Seit 2005 führt Pratham jährlich eine standardisierte Untersuchung zur Bildungssituation in Indien durch, um aktuelle und robuste Daten zum Schulbesuch und zu den grundlegenden Lernerfolgen von Kindern im ländlichen Indien zu erheben. Es handelt sich um eine haushaltsbasierte Studie, bei der alle Kinder der ausgewählten Haushalte befragt werden, unabhängig davon, welchen Schultyp sie besuchen oder ob sie überhaupt in die Schule gehen. Neben den Daten zum Schulbesuch werden mithilfe von einheitlichen Tests Daten über die Grundkenntnisse der Kinder im Lesen, Rechnen und Textverständnis erhoben. Der ASER ist die größte von einer NGO durchgeführte Studie Indiens. Neben den periodisch durchgeführten National Achievement Surveys (NAS) des staatlichen National Council of Educational Research and Training (NCERT) ist die Studie die einzige derart umfassende und systematische Erhebung von Daten zu den Bildungserfolgen, sodass sie bei Diskussionen über das indische Bildungswesen häufig als Quelle dient.[10][11]
Nachdem die ASER-Studien 2005 und 2006 ergeben hatten, dass 50 '% der Kinder, die eine staatliche Schule besuchen, nach vier bis fünf Schuljahren nicht lesen und schreiben und keine einfachen Rechenaufgaben lösen können, wurde 2007 Read India ins Leben gerufen, um die Lese-, Schreib- und Rechenfertigkeiten von 6- bis 14-jährigen Kindern zu verbessern.[12] Die Kinder werden von Lehrern sowie von Freiwilligen, die bei Pratham eine Ausbildung erhalten, unterrichtet.
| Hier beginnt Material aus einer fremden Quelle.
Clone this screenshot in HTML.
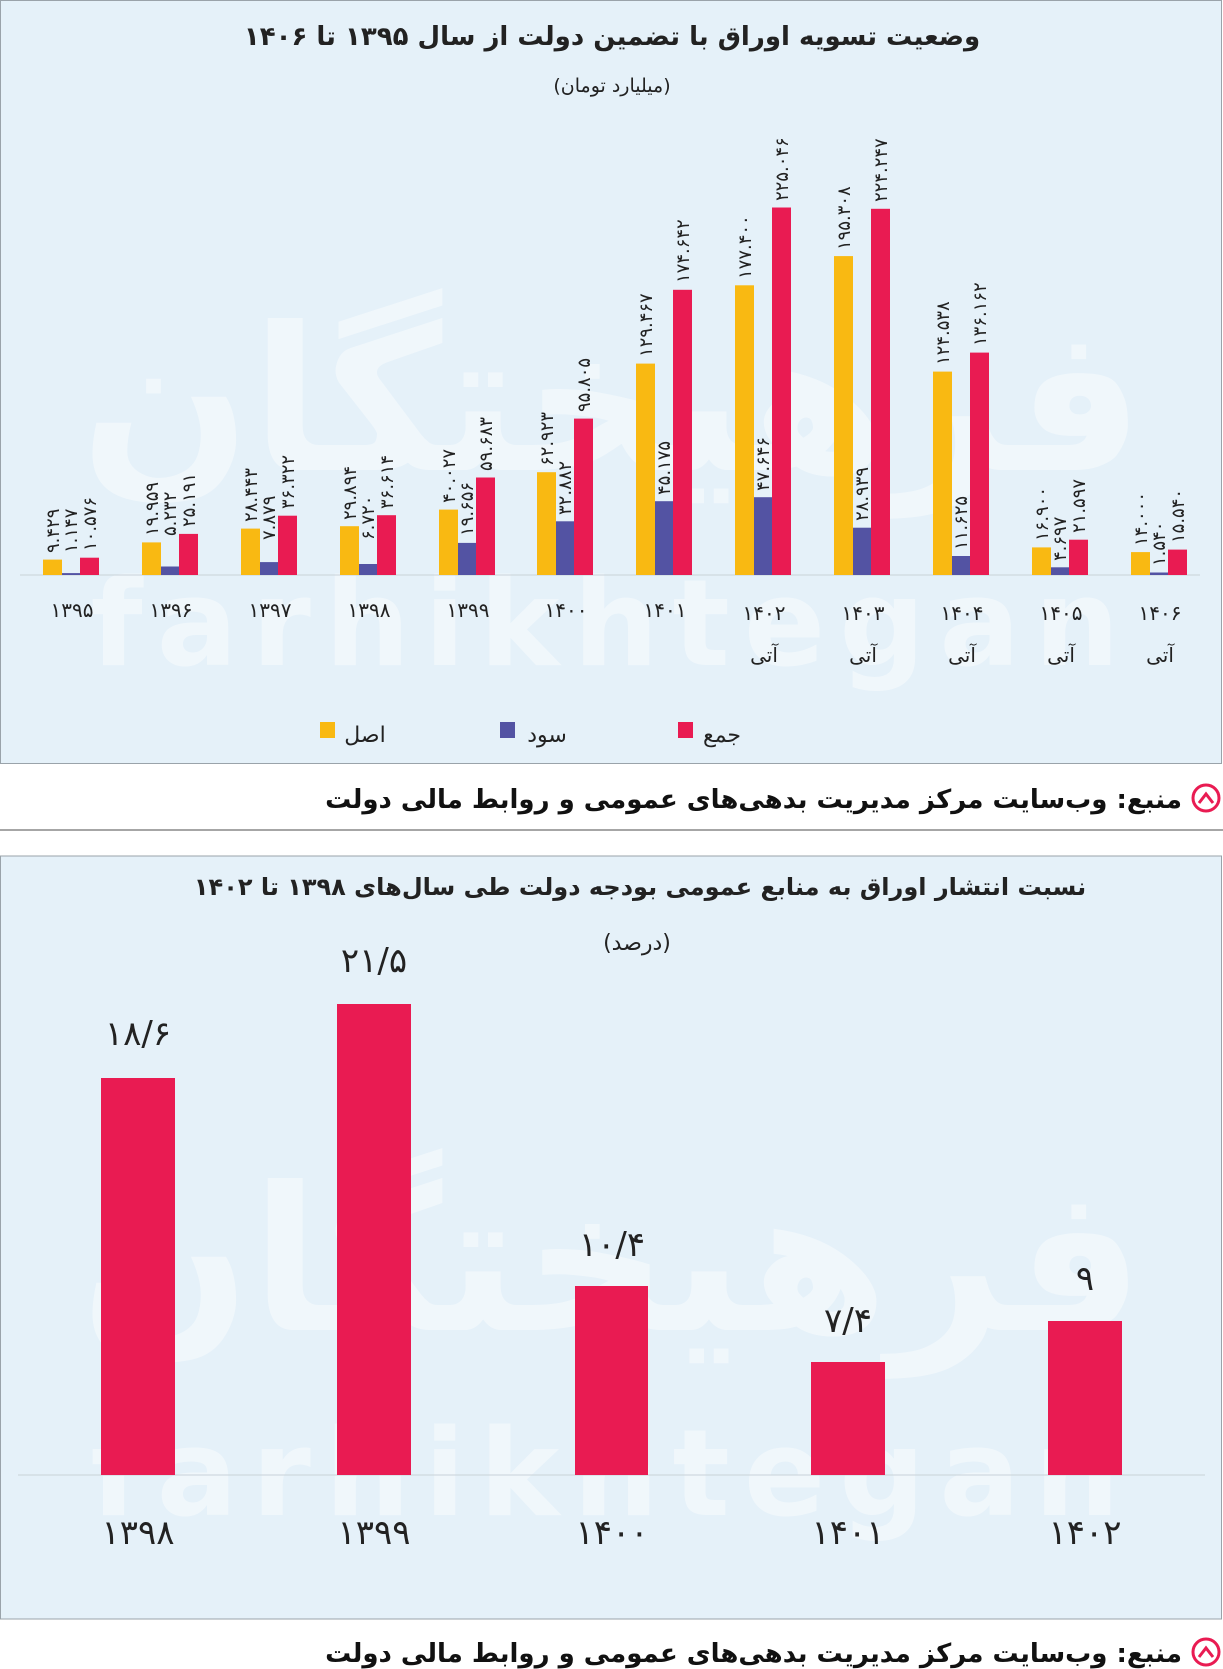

Read India hat insgesamt mittlerweile ca. 34 Mio. Kinder erreicht und konnte in mehreren indischen Bundesstaaten massive Verbesserungen der Literarilät erreichen.[13] Parallel dazu startete Pratham die Kampagne Book for Every Child, die darauf zielt, dass jedes indische Kind zwischen fünf und zwölf Jahren ein Buch bekommt.[14]
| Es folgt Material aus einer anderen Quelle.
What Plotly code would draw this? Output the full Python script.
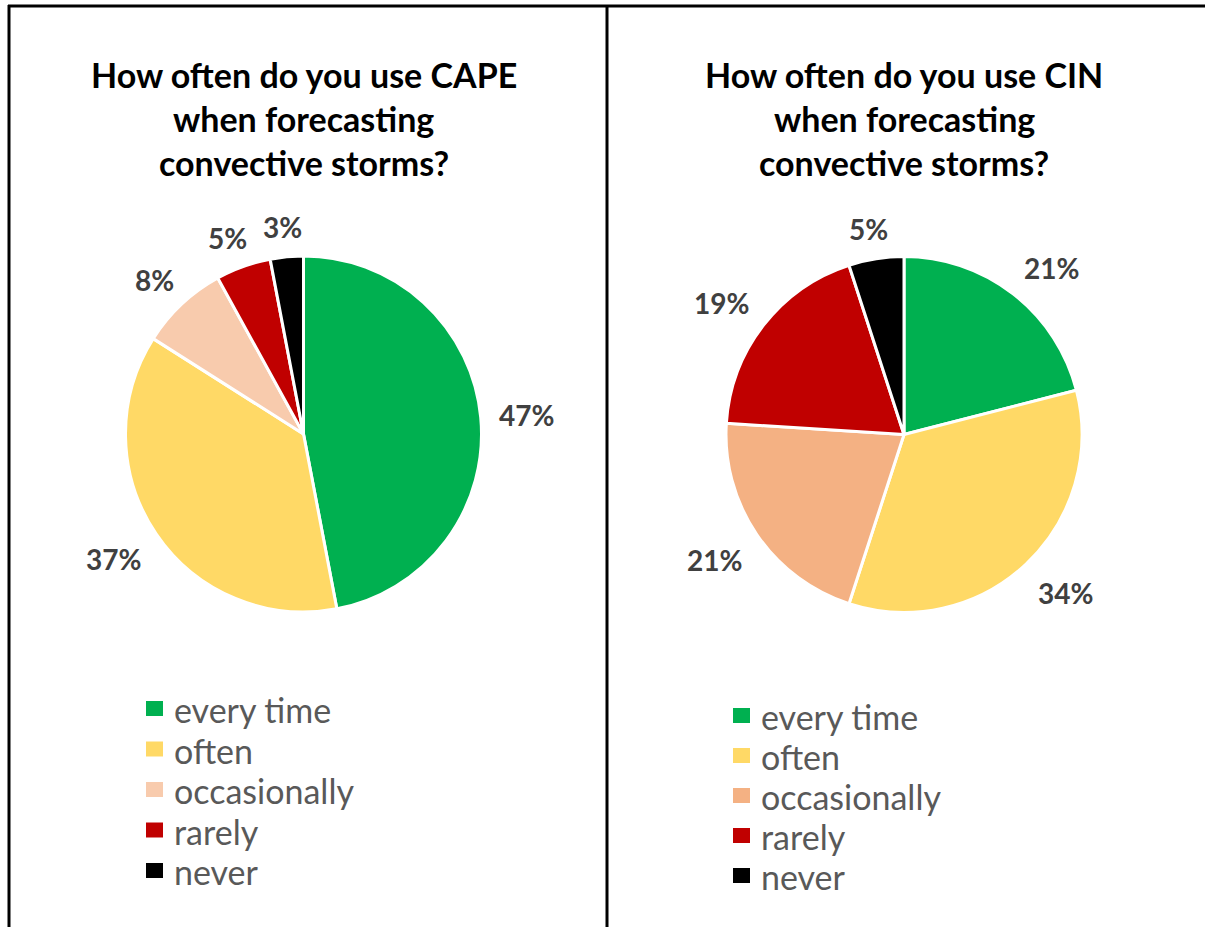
import math
import plotly.graph_objects as go

# Survey answers shared by both pies
categories = ["every time", "often", "occasionally", "rarely", "never"]
cape_share = [47, 37, 8, 5, 3]
cin_share = [21, 34, 21, 19, 5]

cape_colors = ["#00B050", "#FFD966", "#F8CBAD", "#C00000", "#000000"]
cin_colors = ["#00B050", "#FFD966", "#F4B183", "#C00000", "#000000"]

cape_title = ["How often do you use CAPE", "when forecasting", "convective storms?"]
cin_title = ["How often do you use CIN", "when forecasting", "convective storms?"]

W, H = 1205, 927
FONT = "Lato"


def fx(x):
    return x / W


def fy(y):
    return 1 - y / H


def clamp(v):
    return max(-1.0, min(1.0, v))


# panel layout (pixels)
panels = [
    dict(cx=303.5, cy=434, title=cape_title, values=cape_share, colors=cape_colors,
         leg_x=146, leg_y=708.5, leg_dy=40.5),
    dict(cx=904, cy=434.5, title=cin_title, values=cin_share, colors=cin_colors,
         leg_x=733, leg_y=715.5, leg_dy=40),
]
R = 178

fig = go.Figure()
annotations = []
shapes = []

for p in panels:
    cx, cy = p["cx"], p["cy"]
    fig.add_trace(go.Pie(
        labels=categories,
        values=p["values"],
        sort=False,
        direction="clockwise",
        rotation=0,
        textinfo="none",
        hoverinfo="label+percent",
        marker=dict(colors=p["colors"], line=dict(color="white", width=3)),
        domain=dict(x=[fx(cx - R), fx(cx + R)], y=[fy(cy + R), fy(cy - R)]),
        showlegend=False,
    ))

    # percentage labels just outside each slice: anchor point on a ring
    # outside the pie, then push the text box away from it
    total = sum(p["values"])
    cum = 0
    for v in p["values"]:
        mid = (cum + v / 2) / total * 2 * math.pi
        cum += v
        s, c = math.sin(mid), math.cos(mid)
        label = f"{round(v / total * 100)}%"
        hw = 13 * len(label) - 13  # approx half width of the text box
        hh = 12
        ax = cx + (R + 20) * s + hw * clamp(2 * s)
        ay = cy - (R + 20) * c - hh * clamp(2 * c) + 2
        annotations.append(dict(
            x=fx(ax), y=fy(ay), xref="paper", yref="paper",
            text=f"<b>{label}</b>", showarrow=False,
            xanchor="center", yanchor="middle",
            font=dict(family=FONT, size=28, color="#404040"),
        ))

    # three-line title
    for i, line in enumerate(p["title"]):
        annotations.append(dict(
            x=fx(cx), y=fy(74 + 44.5 * i), xref="paper", yref="paper",
            text=f"<b>{line}</b>", showarrow=False,
            xanchor="center", yanchor="middle",
            font=dict(family=FONT, size=34, color="black"),
        ))

    # legend rows
    for i, (name, col) in enumerate(zip(categories, p["colors"])):
        yc = p["leg_y"] + p["leg_dy"] * i
        shapes.append(dict(
            type="rect", xref="paper", yref="paper",
            x0=fx(p["leg_x"]), x1=fx(p["leg_x"] + 17),
            y0=fy(yc + 7.5), y1=fy(yc - 7.5),
            fillcolor=col, line=dict(width=0),
        ))
        annotations.append(dict(
            x=fx(p["leg_x"] + 26), y=fy(yc + 1), xref="paper", yref="paper",
            text=name, showarrow=False, xanchor="left", yanchor="middle",
            font=dict(family=FONT, size=34, color="#595959"),
        ))

# table frame around the two panels
frame = dict(color="black", width=3)
shapes += [
    dict(type="line", xref="paper", yref="paper", x0=fx(8), x1=1, y0=fy(6), y1=fy(6), line=frame),
    dict(type="line", xref="paper", yref="paper", x0=fx(9), x1=fx(9), y0=fy(5), y1=0, line=frame),
    dict(type="line", xref="paper", yref="paper", x0=fx(607), x1=fx(607), y0=fy(5), y1=0, line=frame),
]

fig.update_layout(
    width=W, height=H, autosize=False,
    margin=dict(l=0, r=0, t=0, b=0),
    paper_bgcolor="white", plot_bgcolor="white",
    annotations=annotations, shapes=shapes,
)

fig.write_html("out.html")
Der gemeinnützige Verlag wurde 2004 zur Ergänzung von Read India gegründet und produziert preisgünstige und hochwertige Kinderbücher. Er hat nach eigenen Angaben über 450 Originaltitel in 22 indischen Sprachen verlegt und über 14 Mio. Kinder erreicht.[15][16]
Das Programm Second Chance ermöglicht Menschen, die die Schule abgebrochen haben, einen Schulabschluss nachzuholen und wendet sich in erster Linie an Frauen. 2019/20 nahmen 3500 Mädchen/Frauen daran teil.[2] In 21 indischen Bundesstaaten fördert Pratham digitales Lernen, u. a. durch das Programm Hybrid Learning (Hybrid-Lernen), ein gemeindebasiertes Bildungsprogramm mit digitaler Unterstützung, sowie durch die Förderung der Hardware- und Software-Ausstattung von Schulen in 21 indischen Bundesstaaten. 2005 wurde das Pratham Institute gegründet, das benachteiligten Jugendlichen eine Berufsausbildung und anschließend eine bezahlte Beschäftigung oder Unterstützung bei der Gründung eines eigenen Unternehmens anbietet. 2019/2020 erhielten 30.000 junge Menschen im Rahmen dieses Programms eine Ausbildung und eine darauf folgende Beschäftigung, davon waren 46 % Frauen. 1150 Personen wurden bei der Gründung eines eigenen Unternehmens unterstützt. Im selben Zeitraum wurden 40 neue berufliche Trainingszentren gegründet.[2][17]